[Supplied information]:
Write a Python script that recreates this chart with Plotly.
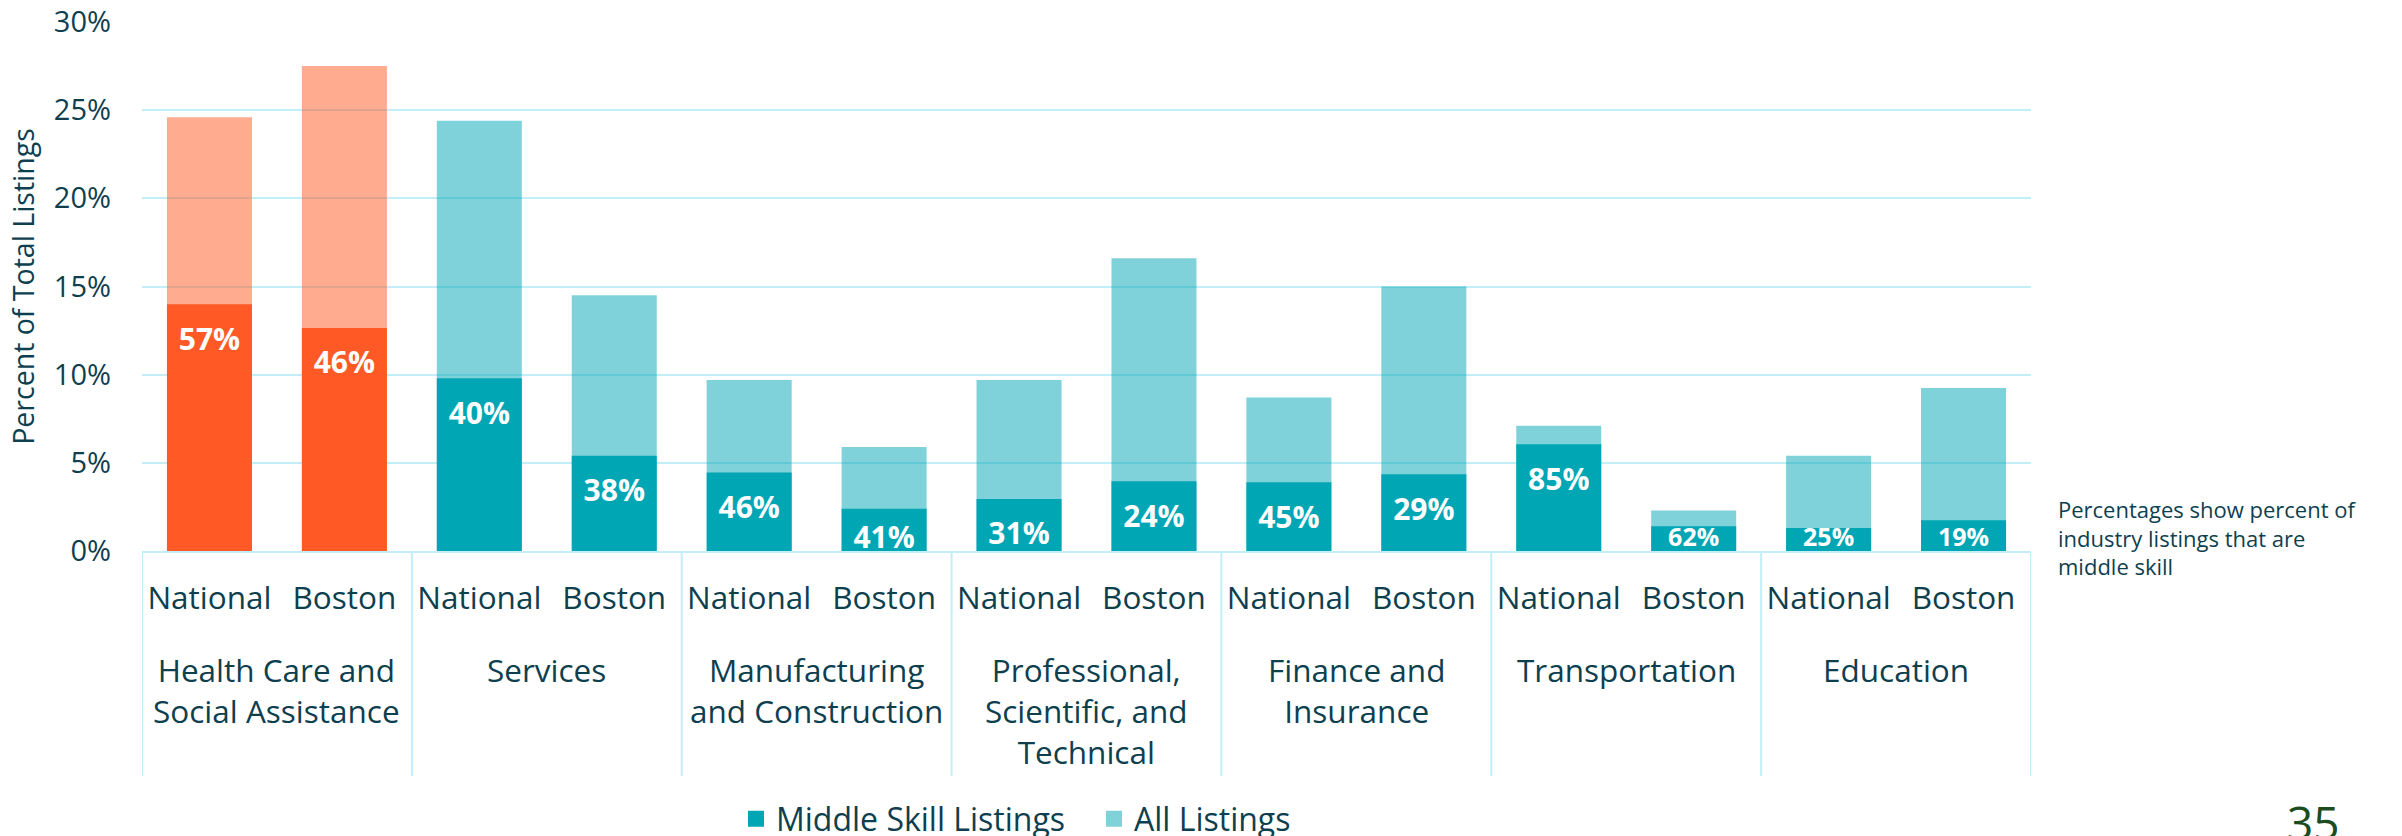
import plotly.graph_objects as go

# ---------------- data ----------------
industries = [
    "Health Care and<br>Social Assistance",
    "Services",
    "Manufacturing<br>and Construction",
    "Professional,<br>Scientific, and<br>Technical",
    "Finance and<br>Insurance",
    "Transportation",
    "Education",
]
regions = ["National", "Boston"]
# percent of total listings (National, Boston per industry)
all_listings = [24.6, 27.5, 24.4, 14.5, 9.7, 5.9, 9.7, 16.6, 8.7, 15.0, 7.1, 2.3, 5.4, 9.25]
middle_skill = [14.0, 12.65, 9.8, 5.4, 4.45, 2.4, 2.95, 3.95, 3.9, 4.35, 6.05, 1.4, 1.3, 1.75]
share_labels = ["57%", "46%", "40%", "38%", "46%", "41%", "31%", "24%",
                "45%", "29%", "85%", "62%", "25%", "19%"]
series_names = ["Middle Skill Listings", "All Listings"]
y_ticks = [0, 5, 10, 15, 20, 25, 30]
y_tick_labels = ["0%", "5%", "10%", "15%", "20%", "25%", "30%"]
note_text = "Percentages show percent of<br>industry listings that are<br>middle skill"
page_number = "35"

# ---------------- styling ----------------
FONT = "Open Sans"
TXT = "#0E3F4F"
GRID = "#C2EEF8"
TEAL = "#00A6B4"
TEAL_L = "rgba(0,166,180,0.5)"
ORANGE = "#FF5A26"
ORANGE_L = "rgba(255,87,34,0.5)"
highlight = industries[0]

W, H = 2402, 836
ML, MR, MT, MB = 142, 371, 22, 285
plot_h = H - MT - MB
plot_w = W - ML - MR
ppp = plot_h / (y_ticks[-1] - y_ticks[0])  # pixels per percent point

n_reg = len(regions)
x_ind = [ind for ind in industries for _ in regions]
x_reg = [r for _ in industries for r in regions]
x_pos = list(range(len(x_reg)))

dark_colors = [ORANGE if c == highlight else TEAL for c in x_ind]
light_colors = [ORANGE_L if c == highlight else TEAL_L for c in x_ind]

# label placement: ~38px below bar top, but kept above the axis for short bars
lab_y, lab_size = [], []
for v in middle_skill:
    px = v * ppp
    lab_y.append((px - 38) / ppp if px - 38 >= 11 else 11 / ppp)
    lab_size.append(30 if v >= 2 else 25)

fig = go.Figure()
fig.add_trace(go.Bar(x=x_pos, y=all_listings, name=series_names[1], width=0.63,
                     marker=dict(color=light_colors, line=dict(width=0)),
                     showlegend=False, hoverinfo="y"))
fig.add_trace(go.Bar(x=x_pos, y=middle_skill, name=series_names[0], width=0.63,
                     marker=dict(color=dark_colors, line=dict(width=0)),
                     showlegend=False, hoverinfo="y"))
fig.add_trace(go.Scatter(x=x_pos, y=lab_y, mode="text", text=share_labels,
                         textposition="middle center",
                         textfont=dict(family=FONT, size=lab_size, color="white", weight="bold"),
                         showlegend=False, hoverinfo="skip"))
# legend entries
fig.add_trace(go.Scatter(x=[None], y=[None], mode="markers", name=series_names[0],
                         marker=dict(symbol="square", size=19, color=TEAL)))
fig.add_trace(go.Scatter(x=[None], y=[None], mode="markers", name=series_names[1],
                         marker=dict(symbol="square", size=19, color="#81D2D8")))

# industry group labels and dividers
annotations = []
shapes = []
div_bottom = (H - MB - 776) / plot_h
for i, ind in enumerate(industries):
    annotations.append(dict(text=ind, x=i * n_reg + (n_reg - 1) / 2, xref="x", y=0, yref="paper",
                            xanchor="center", yanchor="top", yshift=-95, showarrow=False,
                            align="center", font=dict(size=31.5, color=TXT)))
for i in range(len(industries) + 1):
    xd = i * n_reg - 0.5
    shapes.append(dict(type="line", xref="x", yref="paper", x0=xd, x1=xd, y0=0, y1=div_bottom,
                       line=dict(color=GRID, width=2), layer="below"))

annotations += [
    dict(text=note_text, xref="paper", yref="paper", x=(2056 - ML) / plot_w,
         y=(H - MB - 537) / plot_h, xanchor="left", yanchor="middle", align="left",
         showarrow=False, font=dict(size=22, color=TXT)),
    dict(text=page_number, xref="paper", yref="paper", x=(2313 - ML) / plot_w,
         y=(H - MB - 822) / plot_h, xanchor="center", yanchor="middle",
         showarrow=False, font=dict(size=46, color="#1B4D1F")),
]

fig.update_layout(
    width=W, height=H, autosize=False,
    margin=dict(l=ML, r=MR, t=MT, b=MB, autoexpand=False),
    paper_bgcolor="white", plot_bgcolor="white",
    barmode="overlay",
    font=dict(family=FONT, color=TXT),
    showlegend=True,
    legend=dict(orientation="h", x=(748 - 12 - ML) / plot_w, xanchor="left",
                y=(H - MB - 819) / plot_h, yanchor="middle",
                font=dict(size=32, color=TXT), itemwidth=30, tracegroupgap=0,
                entrywidth=313, bgcolor="rgba(0,0,0,0)"),
    xaxis=dict(range=[-0.5, len(x_pos) - 0.5], tickvals=x_pos, ticktext=x_reg,
               tickfont=dict(size=31.5, color=TXT), tickangle=0, automargin=False,
               ticklabelstandoff=18, showgrid=False, zeroline=False,
               showline=True, linecolor=GRID, linewidth=2, ticks=""),
    yaxis=dict(range=[y_ticks[0], y_ticks[-1]], tickvals=y_ticks, ticktext=y_tick_labels,
               showgrid=True, gridcolor=GRID, gridwidth=2, zeroline=False, showline=False,
               tickfont=dict(size=29, color=TXT), ticklabelstandoff=30, automargin=False,
               title=dict(text="Percent of Total Listings", font=dict(size=28.5, color=TXT),
                          standoff=10)),
    annotations=annotations,
    shapes=shapes,
)

fig.write_html("out.html", config={"displayModeBar": False},
               post_script="document.body.style.margin='0';document.body.style.overflow='hidden';")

[Problem details]: Starting at the first line of the material, output exactly the lines up to and including the one with "import plotly.graph_objects as go". Do not include the pictures.

[Output for this exercise]:
Write a Python script that recreates this chart with Plotly.
import plotly.graph_objects as go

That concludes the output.